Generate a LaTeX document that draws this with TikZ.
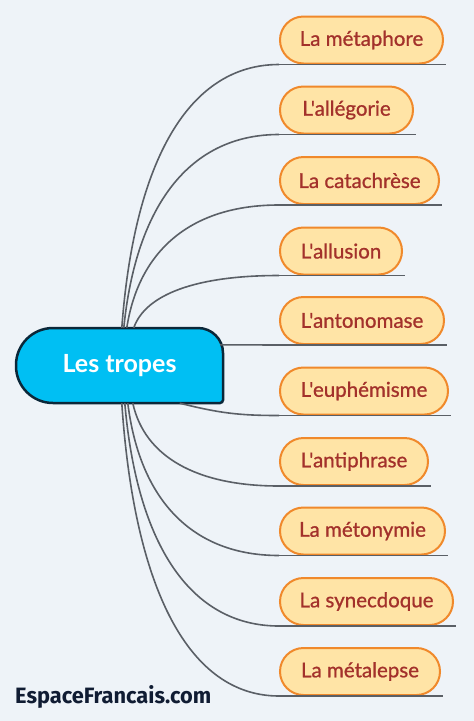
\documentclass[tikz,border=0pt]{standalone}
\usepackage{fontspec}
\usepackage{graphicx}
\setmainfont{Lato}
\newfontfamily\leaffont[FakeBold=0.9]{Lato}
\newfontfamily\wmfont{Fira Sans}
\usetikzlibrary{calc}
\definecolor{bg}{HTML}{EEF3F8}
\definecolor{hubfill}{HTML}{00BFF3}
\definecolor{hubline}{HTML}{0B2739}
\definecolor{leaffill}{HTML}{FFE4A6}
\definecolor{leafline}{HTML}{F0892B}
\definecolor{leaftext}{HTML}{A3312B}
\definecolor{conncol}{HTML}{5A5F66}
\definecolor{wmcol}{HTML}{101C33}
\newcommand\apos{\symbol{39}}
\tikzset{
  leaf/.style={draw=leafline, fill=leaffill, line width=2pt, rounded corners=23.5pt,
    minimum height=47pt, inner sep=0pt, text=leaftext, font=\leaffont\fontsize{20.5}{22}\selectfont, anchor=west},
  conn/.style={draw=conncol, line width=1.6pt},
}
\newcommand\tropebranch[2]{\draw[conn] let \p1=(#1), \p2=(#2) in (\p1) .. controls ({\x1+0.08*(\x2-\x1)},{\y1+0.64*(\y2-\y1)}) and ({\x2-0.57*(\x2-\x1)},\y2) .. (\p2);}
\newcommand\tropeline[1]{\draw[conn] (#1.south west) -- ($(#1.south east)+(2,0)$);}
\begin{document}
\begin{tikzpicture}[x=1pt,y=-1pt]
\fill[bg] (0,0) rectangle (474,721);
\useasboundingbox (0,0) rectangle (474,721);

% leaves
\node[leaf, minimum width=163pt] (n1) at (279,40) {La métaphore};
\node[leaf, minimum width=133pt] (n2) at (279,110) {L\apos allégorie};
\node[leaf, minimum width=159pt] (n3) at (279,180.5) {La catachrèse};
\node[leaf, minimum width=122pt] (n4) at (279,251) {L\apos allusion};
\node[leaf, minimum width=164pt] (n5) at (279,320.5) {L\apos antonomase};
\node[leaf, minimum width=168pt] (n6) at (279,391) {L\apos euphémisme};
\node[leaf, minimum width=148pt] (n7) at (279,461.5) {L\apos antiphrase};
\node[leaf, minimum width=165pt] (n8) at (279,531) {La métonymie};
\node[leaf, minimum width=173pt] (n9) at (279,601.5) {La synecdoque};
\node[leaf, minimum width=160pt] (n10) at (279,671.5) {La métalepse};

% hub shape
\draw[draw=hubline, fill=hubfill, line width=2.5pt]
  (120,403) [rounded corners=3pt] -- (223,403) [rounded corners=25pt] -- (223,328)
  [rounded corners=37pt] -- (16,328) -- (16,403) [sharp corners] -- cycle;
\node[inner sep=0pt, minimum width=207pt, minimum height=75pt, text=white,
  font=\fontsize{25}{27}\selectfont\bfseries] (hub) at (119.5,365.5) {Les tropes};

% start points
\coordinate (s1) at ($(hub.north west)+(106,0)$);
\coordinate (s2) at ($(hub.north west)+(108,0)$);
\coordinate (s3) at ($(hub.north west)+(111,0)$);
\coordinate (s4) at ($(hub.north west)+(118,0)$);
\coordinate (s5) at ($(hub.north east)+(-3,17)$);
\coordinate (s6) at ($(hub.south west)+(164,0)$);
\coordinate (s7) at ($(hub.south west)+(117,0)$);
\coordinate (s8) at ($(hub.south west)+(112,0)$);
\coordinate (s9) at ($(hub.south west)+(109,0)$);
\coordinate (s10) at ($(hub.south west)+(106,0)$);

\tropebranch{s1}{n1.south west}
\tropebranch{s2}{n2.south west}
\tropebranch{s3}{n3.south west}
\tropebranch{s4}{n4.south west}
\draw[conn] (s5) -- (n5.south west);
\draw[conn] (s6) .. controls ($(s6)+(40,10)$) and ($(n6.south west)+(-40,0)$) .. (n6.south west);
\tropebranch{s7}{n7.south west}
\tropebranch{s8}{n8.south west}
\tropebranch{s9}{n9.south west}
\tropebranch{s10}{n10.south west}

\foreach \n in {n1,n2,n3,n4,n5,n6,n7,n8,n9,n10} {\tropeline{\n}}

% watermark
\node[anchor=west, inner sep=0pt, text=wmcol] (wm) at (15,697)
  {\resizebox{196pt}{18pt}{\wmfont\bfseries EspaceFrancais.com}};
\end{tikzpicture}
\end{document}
● ● ●
**Stated problem**: Restate the data word for word from its first line through the line with "(hub) at (119.5,365.5)", leaving out any picture along the way.

**Output for this task**:
Generate a LaTeX document that draws this with TikZ.
\documentclass[tikz,border=0pt]{standalone}
\usepackage{fontspec}
\usepackage{graphicx}
\setmainfont{Lato}
\newfontfamily\leaffont[FakeBold=0.9]{Lato}
\newfontfamily\wmfont{Fira Sans}
\usetikzlibrary{calc}
\definecolor{bg}{HTML}{EEF3F8}
\definecolor{hubfill}{HTML}{00BFF3}
\definecolor{hubline}{HTML}{0B2739}
\definecolor{leaffill}{HTML}{FFE4A6}
\definecolor{leafline}{HTML}{F0892B}
\definecolor{leaftext}{HTML}{A3312B}
\definecolor{conncol}{HTML}{5A5F66}
\definecolor{wmcol}{HTML}{101C33}
\newcommand\apos{\symbol{39}}
\tikzset{
  leaf/.style={draw=leafline, fill=leaffill, line width=2pt, rounded corners=23.5pt,
    minimum height=47pt, inner sep=0pt, text=leaftext, font=\leaffont\fontsize{20.5}{22}\selectfont, anchor=west},
  conn/.style={draw=conncol, line width=1.6pt},
}
\newcommand\tropebranch[2]{\draw[conn] let \p1=(#1), \p2=(#2) in (\p1) .. controls ({\x1+0.08*(\x2-\x1)},{\y1+0.64*(\y2-\y1)}) and ({\x2-0.57*(\x2-\x1)},\y2) .. (\p2);}
\newcommand\tropeline[1]{\draw[conn] (#1.south west) -- ($(#1.south east)+(2,0)$);}
\begin{document}
\begin{tikzpicture}[x=1pt,y=-1pt]
\fill[bg] (0,0) rectangle (474,721);
\useasboundingbox (0,0) rectangle (474,721);

% leaves
\node[leaf, minimum width=163pt] (n1) at (279,40) {La métaphore};
\node[leaf, minimum width=133pt] (n2) at (279,110) {L\apos allégorie};
\node[leaf, minimum width=159pt] (n3) at (279,180.5) {La catachrèse};
\node[leaf, minimum width=122pt] (n4) at (279,251) {L\apos allusion};
\node[leaf, minimum width=164pt] (n5) at (279,320.5) {L\apos antonomase};
\node[leaf, minimum width=168pt] (n6) at (279,391) {L\apos euphémisme};
\node[leaf, minimum width=148pt] (n7) at (279,461.5) {L\apos antiphrase};
\node[leaf, minimum width=165pt] (n8) at (279,531) {La métonymie};
\node[leaf, minimum width=173pt] (n9) at (279,601.5) {La synecdoque};
\node[leaf, minimum width=160pt] (n10) at (279,671.5) {La métalepse};

% hub shape
\draw[draw=hubline, fill=hubfill, line width=2.5pt]
  (120,403) [rounded corners=3pt] -- (223,403) [rounded corners=25pt] -- (223,328)
  [rounded corners=37pt] -- (16,328) -- (16,403) [sharp corners] -- cycle;
\node[inner sep=0pt, minimum width=207pt, minimum height=75pt, text=white,
  font=\fontsize{25}{27}\selectfont\bfseries] (hub) at (119.5,365.5) {Les tropes};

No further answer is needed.